Ma il fatto è che fra i due schieramenti c’è un abisso politico e culturale. «Quello che oggi chiede al Pd di sedersi a un tavolo per discutere di ddl Zan è lo stesso che sempre oggi dice di non capire le “intromissioni” di tutta l’Unione europea – compreso il nostro premier – sulla legge illiberale e omofoba approvata nella Ungheria del suo sodale Orbán», twitta il deputato del Pd Filippo Sensi all’indirizzo di Matteo Salvini. Mirabelli è più che scettico: «A oggi, stando alle cose sentite nelle audizioni, mi pare molto difficile trovare una strada comune. Pensare che arrivino proposte accoglibili sembra difficile. Ma è giusto provarci». Da Salvini più che un tentativo di mediazione arriva una sfida. «Non vogliamo che l’educazione gender entri nelle scuole, né possiamo tollerare restrizioni alla libertà di pensiero o parola. Sono contento che anche la Santa Sede abbia espresso dei dubbi. Come peraltro, da versanti diversi, hanno fatto esponenti femministe e della comunità Lgbt».

Ma Letta dice no

Ed è per questo che ieri mano a mano che la giornata va avanti Enrico Letta si convince che anche il tavolo è solo una trappola per far di nuovo impantanare la legge. Da Milano, dove è a un’iniziativa insieme al sindaco Giuseppe Sala, dice che non ci sta: «Secondo noi il ddl Zan così com’è costruito ha al suo interno tutte le componenti e tutte le garanzie. In questo momento la cosa migliore è andare in parlamento e ognuno dirà la sua. La nostra è di approvarlo così com’è».

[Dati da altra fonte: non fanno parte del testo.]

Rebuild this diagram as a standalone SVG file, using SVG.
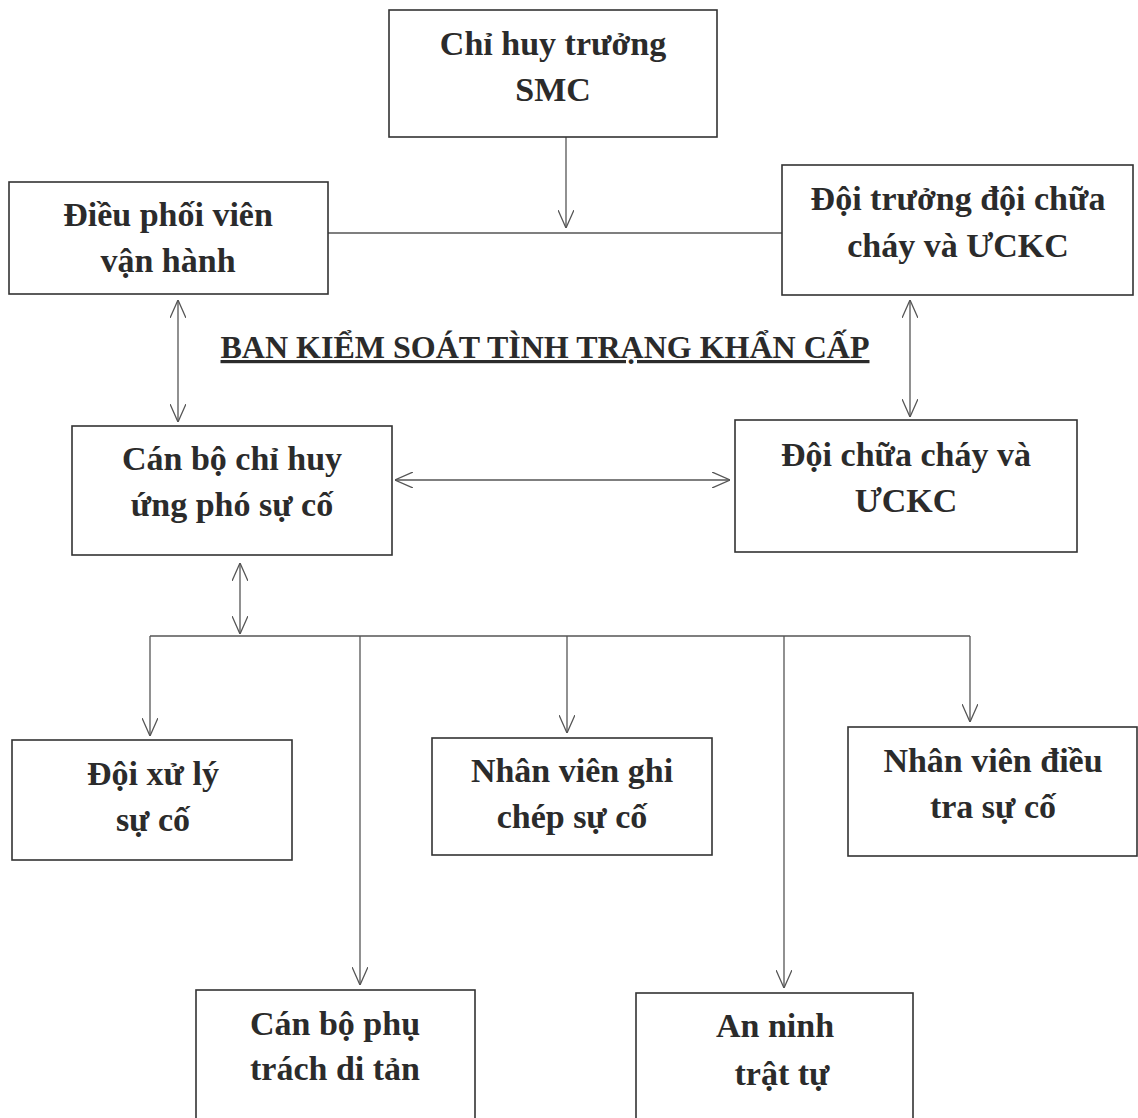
<svg xmlns="http://www.w3.org/2000/svg" width="1138" height="1118" viewBox="0 0 1138 1118">
  <defs>
    <style>
      .box { fill: #ffffff; stroke: #333333; stroke-width: 1.6; }
      .lbl { font-family: "Liberation Serif", "Times New Roman", serif; font-weight: bold; font-size: 34px; fill: #2b2b2b; text-anchor: middle; }
      .title { font-family: "Liberation Serif", "Times New Roman", serif; font-weight: bold; font-size: 32px; fill: #2b2b2b; text-anchor: middle; text-decoration: underline; }
      .wire { fill: none; stroke: #555555; stroke-width: 1.3; }
    </style>
    <marker id="arrow" viewBox="0 0 18 16" refX="18" refY="8" markerWidth="18" markerHeight="16" markerUnits="userSpaceOnUse" orient="auto-start-reverse">
      <path d="M0,0 L18,8 L0,16" fill="none" stroke="#555555" stroke-width="1.3"/>
    </marker>
  </defs>
  <rect width="1138" height="1118" fill="#ffffff"/>

  <!-- connectors -->
  <g id="connectors">
    <line class="wire" x1="566" y1="137" x2="566" y2="228" marker-end="url(#arrow)"/>
    <line class="wire" x1="328" y1="233" x2="782" y2="233"/>
    <line class="wire" x1="178" y1="300" x2="178" y2="422" marker-start="url(#arrow)" marker-end="url(#arrow)"/>
    <line class="wire" x1="910" y1="300" x2="910" y2="417" marker-start="url(#arrow)" marker-end="url(#arrow)"/>
    <line class="wire" x1="395" y1="480" x2="730" y2="480" marker-start="url(#arrow)" marker-end="url(#arrow)"/>
    <line class="wire" x1="240" y1="563" x2="240" y2="634" marker-start="url(#arrow)" marker-end="url(#arrow)"/>
    <line class="wire" x1="150" y1="636" x2="970" y2="636"/>
    <line class="wire" x1="150" y1="636" x2="150" y2="736" marker-end="url(#arrow)"/>
    <line class="wire" x1="360" y1="636" x2="360" y2="985" marker-end="url(#arrow)"/>
    <line class="wire" x1="567" y1="636" x2="567" y2="733" marker-end="url(#arrow)"/>
    <line class="wire" x1="784" y1="636" x2="784" y2="988" marker-end="url(#arrow)"/>
    <line class="wire" x1="970" y1="636" x2="970" y2="722" marker-end="url(#arrow)"/>
  </g>

  <!-- title of the committee -->
  <text class="title" x="545" y="358">BAN KIỂM SOÁT TÌNH TRẠNG KHẨN CẤP</text>

  <!-- nodes -->
  <g id="chi-huy-truong">
    <rect class="box" x="389" y="10" width="328" height="127"/>
    <text class="lbl" x="553" y="55">Chỉ huy trưởng</text>
    <text class="lbl" x="553" y="101">SMC</text>
  </g>
  <g id="dieu-phoi-vien">
    <rect class="box" x="9" y="182" width="319" height="112"/>
    <text class="lbl" x="168" y="226">Điều phối viên</text>
    <text class="lbl" x="168" y="272">vận hành</text>
  </g>
  <g id="doi-truong">
    <rect class="box" x="782" y="165" width="351" height="130"/>
    <text class="lbl" x="958" y="210">Đội trưởng đội chữa</text>
    <text class="lbl" x="958" y="257">cháy và ƯCKC</text>
  </g>
  <g id="doi-chua-chay">
    <rect class="box" x="735" y="420" width="342" height="132"/>
    <text class="lbl" x="906" y="466">Đội chữa cháy và</text>
    <text class="lbl" x="906" y="512">ƯCKC</text>
  </g>
  <g id="can-bo-chi-huy">
    <rect class="box" x="72" y="426" width="320" height="129"/>
    <text class="lbl" x="232" y="470">Cán bộ chỉ huy</text>
    <text class="lbl" x="232" y="516">ứng phó sự cố</text>
  </g>
  <g id="doi-xu-ly">
    <rect class="box" x="12" y="740" width="280" height="120"/>
    <text class="lbl" x="153" y="785">Đội xử lý</text>
    <text class="lbl" x="153" y="831">sự cố</text>
  </g>
  <g id="nhan-vien-ghi-chep">
    <rect class="box" x="432" y="738" width="280" height="117"/>
    <text class="lbl" x="572" y="782">Nhân viên ghi</text>
    <text class="lbl" x="572" y="828">chép sự cố</text>
  </g>
  <g id="nhan-vien-dieu-tra">
    <rect class="box" x="848" y="727" width="289" height="129"/>
    <text class="lbl" x="993" y="772">Nhân viên điều</text>
    <text class="lbl" x="993" y="818">tra sự cố</text>
  </g>
  <g id="can-bo-di-tan">
    <rect class="box" x="196" y="990" width="279" height="140"/>
    <text class="lbl" x="335" y="1035">Cán bộ phụ</text>
    <text class="lbl" x="335" y="1080">trách di tản</text>
  </g>
  <g id="an-ninh">
    <rect class="box" x="636" y="993" width="277" height="140"/>
    <text class="lbl" x="775" y="1037">An ninh</text>
    <text class="lbl" x="782" y="1085">trật tự</text>
  </g>
</svg>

Del resto in aula i numeri in teoria ci sono. A meno che Italia viva non si sfili, apertamente o in qualche voto segreto. Al quotidiano Repubblica Matteo Renzi ricorda che il suo governo nel 2016 ha approvato le unioni civili dopo aver deciso di depennare l’adozione dei figli del partner (le famose «stepchild adoption»). E con un voto di fiducia. Ma, appunto, lui era premier. Invece Draghi mercoledì ha spiegato che il governo non metterà bocca sulla riforma.

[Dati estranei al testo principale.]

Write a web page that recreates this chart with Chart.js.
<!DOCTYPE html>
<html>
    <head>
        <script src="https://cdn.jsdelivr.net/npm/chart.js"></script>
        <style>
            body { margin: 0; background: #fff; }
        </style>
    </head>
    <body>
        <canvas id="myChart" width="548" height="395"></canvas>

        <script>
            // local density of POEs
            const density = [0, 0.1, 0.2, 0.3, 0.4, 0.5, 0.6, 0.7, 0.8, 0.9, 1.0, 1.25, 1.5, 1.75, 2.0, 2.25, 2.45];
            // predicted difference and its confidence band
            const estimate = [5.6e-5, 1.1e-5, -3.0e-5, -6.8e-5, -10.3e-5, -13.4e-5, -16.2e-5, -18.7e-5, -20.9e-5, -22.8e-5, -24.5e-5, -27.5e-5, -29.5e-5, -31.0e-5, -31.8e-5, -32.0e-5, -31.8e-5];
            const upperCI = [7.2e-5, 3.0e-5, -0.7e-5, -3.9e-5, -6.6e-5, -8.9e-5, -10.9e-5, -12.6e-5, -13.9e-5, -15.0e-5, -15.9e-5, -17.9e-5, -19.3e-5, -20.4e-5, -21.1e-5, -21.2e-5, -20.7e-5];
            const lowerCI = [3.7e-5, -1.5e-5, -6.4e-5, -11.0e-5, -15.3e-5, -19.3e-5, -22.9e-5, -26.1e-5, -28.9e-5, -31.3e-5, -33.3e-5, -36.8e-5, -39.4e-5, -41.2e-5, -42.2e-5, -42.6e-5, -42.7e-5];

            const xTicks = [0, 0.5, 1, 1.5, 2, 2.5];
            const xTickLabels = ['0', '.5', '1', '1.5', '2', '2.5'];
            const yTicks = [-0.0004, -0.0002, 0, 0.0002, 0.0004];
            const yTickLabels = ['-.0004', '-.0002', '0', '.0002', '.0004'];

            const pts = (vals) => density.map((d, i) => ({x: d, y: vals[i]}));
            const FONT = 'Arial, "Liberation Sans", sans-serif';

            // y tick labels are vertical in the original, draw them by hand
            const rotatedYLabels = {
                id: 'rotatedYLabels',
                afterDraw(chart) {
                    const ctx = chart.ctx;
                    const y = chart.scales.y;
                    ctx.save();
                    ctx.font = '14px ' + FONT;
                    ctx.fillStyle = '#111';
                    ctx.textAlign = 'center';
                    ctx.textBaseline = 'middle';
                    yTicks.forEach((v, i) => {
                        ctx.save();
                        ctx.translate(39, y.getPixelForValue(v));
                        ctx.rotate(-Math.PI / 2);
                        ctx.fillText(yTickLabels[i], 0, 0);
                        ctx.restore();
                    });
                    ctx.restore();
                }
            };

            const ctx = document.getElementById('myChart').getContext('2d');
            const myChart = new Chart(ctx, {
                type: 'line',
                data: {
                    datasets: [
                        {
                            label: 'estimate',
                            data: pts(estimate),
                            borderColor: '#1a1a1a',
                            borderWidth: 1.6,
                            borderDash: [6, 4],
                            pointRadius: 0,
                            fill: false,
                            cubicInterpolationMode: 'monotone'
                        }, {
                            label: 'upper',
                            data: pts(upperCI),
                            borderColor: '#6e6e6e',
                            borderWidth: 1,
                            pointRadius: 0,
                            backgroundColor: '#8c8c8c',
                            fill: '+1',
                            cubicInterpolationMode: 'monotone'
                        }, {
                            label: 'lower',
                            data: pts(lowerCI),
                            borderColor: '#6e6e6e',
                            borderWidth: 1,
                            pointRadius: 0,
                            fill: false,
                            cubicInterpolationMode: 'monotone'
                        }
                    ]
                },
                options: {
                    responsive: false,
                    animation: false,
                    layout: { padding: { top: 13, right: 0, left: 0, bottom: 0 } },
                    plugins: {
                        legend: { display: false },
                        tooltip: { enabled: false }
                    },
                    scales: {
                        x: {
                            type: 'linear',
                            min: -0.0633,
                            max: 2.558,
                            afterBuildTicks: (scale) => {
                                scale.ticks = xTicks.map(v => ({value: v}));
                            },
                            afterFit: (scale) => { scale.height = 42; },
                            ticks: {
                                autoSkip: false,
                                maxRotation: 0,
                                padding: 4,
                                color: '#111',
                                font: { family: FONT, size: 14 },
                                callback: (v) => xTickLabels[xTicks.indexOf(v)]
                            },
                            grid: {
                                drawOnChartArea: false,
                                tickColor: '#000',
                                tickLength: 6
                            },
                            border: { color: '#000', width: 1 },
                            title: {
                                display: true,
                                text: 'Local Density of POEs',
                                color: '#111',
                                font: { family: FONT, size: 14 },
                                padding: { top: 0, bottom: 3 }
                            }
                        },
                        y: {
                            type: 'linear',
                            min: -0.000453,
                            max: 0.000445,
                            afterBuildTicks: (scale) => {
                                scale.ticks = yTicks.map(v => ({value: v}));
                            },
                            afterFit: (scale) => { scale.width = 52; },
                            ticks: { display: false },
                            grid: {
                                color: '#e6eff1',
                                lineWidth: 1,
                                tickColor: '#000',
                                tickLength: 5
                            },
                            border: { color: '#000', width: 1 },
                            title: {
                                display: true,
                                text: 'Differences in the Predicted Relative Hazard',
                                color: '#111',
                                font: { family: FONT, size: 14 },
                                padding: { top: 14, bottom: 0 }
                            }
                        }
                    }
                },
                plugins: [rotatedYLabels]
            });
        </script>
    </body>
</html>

Peraltro Renzi aggiunge parole che suonano come la classica scusa non richiesta. O forse una profezia che si autoavvera: «Iv ha già votato alla Camera e voterà in Senato. Ma suggerisco prudenza: se con il voto segreto va sotto su un emendamento, la legge rischia di essere affossata. I promotori devono decidere se accettare alcune modifiche con una maggioranza ampia o rischiare a scrutinio segreto su questo testo». I senatori del Pd si dividono fra chi teme, non da oggi, che una parte di Iv, quella di stretta obbedienza renziana, stia mettendo le mani avanti; e quelli più navigati, che sanno che i voti segreti spesso segreti non restano, e non credono che Iv possa attirarsi il sospetto di aver affossato la legge sull’omofobia, dopo averla scritta con il Pd: «Iv voterà il ddl», Mirabelli ne è sicuro, «e io penso che sui voti segreti, rischiano di perdere più voti gli altri che noi».